Reputation: 889
I do not seem to understand exactly the behavior of openmp parallel constructs with nested for loops. Consider the following code:
std::size_t idx;
std::size_t idx2;
omp_set_num_threads( 2 );
#pragma omp parallel default(shared) private(idx, idx2)
{
for(std::size_t idx=0;idx<3;idx++)
{
for(std::size_t idx2=0;idx2<4;idx2++)
{
LOG("From thread "+std::to_string(omp_get_thread_num())+" idx "+std::to_string(idx)+" idx2 "+std::to_string(idx2));
}
}
}
This produces the following output:
From thread 0 idx 0 idx2 0
From thread 1 idx 0 idx2 0
From thread 0 idx 0 idx2 1
From thread 1 idx 0 idx2 1
From thread 0 idx 0 idx2 2
From thread 1 idx 0 idx2 2
From thread 0 idx 0 idx2 3
From thread 1 idx 0 idx2 3
From thread 0 idx 1 idx2 0
From thread 1 idx 1 idx2 0
From thread 0 idx 1 idx2 1
From thread 1 idx 1 idx2 1
From thread 0 idx 1 idx2 2
From thread 1 idx 1 idx2 2
From thread 0 idx 1 idx2 3
From thread 1 idx 1 idx2 3
From thread 0 idx 2 idx2 0
From thread 1 idx 2 idx2 0
From thread 0 idx 2 idx2 1
From thread 1 idx 2 idx2 1
From thread 0 idx 2 idx2 2
From thread 1 idx 2 idx2 2
From thread 0 idx 2 idx2 3
From thread 1 idx 2 idx2 3
What seems to happen above is that 2 threads are assigned to execute the two nested loops and as a result they produce the above output (2*3*4=24 log messages total), which is straightforward.
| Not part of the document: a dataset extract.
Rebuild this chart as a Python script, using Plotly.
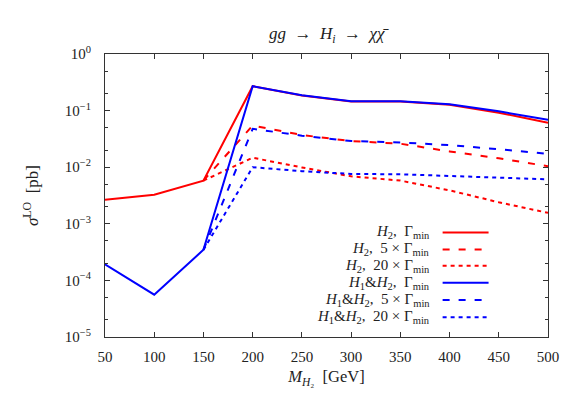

But now consider the following code where the inner for loop is declared as a pragma omp for
std::size_t idx;
std::size_t idx2;
omp_set_num_threads( 2 );
#pragma omp parallel default(shared) private(idx, idx2)
{
for(std::size_t idx=0;idx<3;idx++)
{
#pragma omp for
for(std::size_t idx2=0;idx2<4;idx2++)
{
LOG("From thread "+std::to_string(omp_get_thread_num())+" idx "+std::to_string(idx)+" idx2 "+std::to_string(idx2));
}
}
}
This produces the following 3*4=12 log messages:
From thread 0 idx 0 idx2 0
From thread 1 idx 0 idx2 2
From thread 0 idx 0 idx2 1
From thread 1 idx 0 idx2 3
From thread 0 idx 1 idx2 0
From thread 1 idx 1 idx2 2
From thread 0 idx 1 idx2 1
From thread 1 idx 1 idx2 3
From thread 0 idx 2 idx2 0
From thread 0 idx 2 idx2 1
From thread 1 idx 2 idx2 2
From thread 1 idx 2 idx2 3
I would have expected again two threads to be assigned to the code corresponding to the two inner for loops and get again 24 output messages. Why is the output different in these two cases?
Upvotes: 3
Views: 1214
Reputation:
In the first case #pragma omp parallel
runs the entire parallel region once on each thread. This means both threads will run both for loops entirely, so each thread should generate 4*3=12 lines of output.
In the second case, the inner #pragma omp for
tells the computer that the inner for loop on idx2
should be split among available threads. So instead of both threads executing the inner loop from 0 to idx2
, each iteration of the inner loop will be executed exactly once.
In the second output we should see all values of idx2
being printed exactly once for each value of idx
and from whatever thread happened to be available.
e.g. if idx
could only be zero the output might look something like:
From thread ? idx 0 idx2 0
From thread ? idx 0 idx2 1
From thread ? idx 0 idx2 2
From thread ? idx 0 idx2 3
where ?
means it could be any available thread.
Upvotes: 2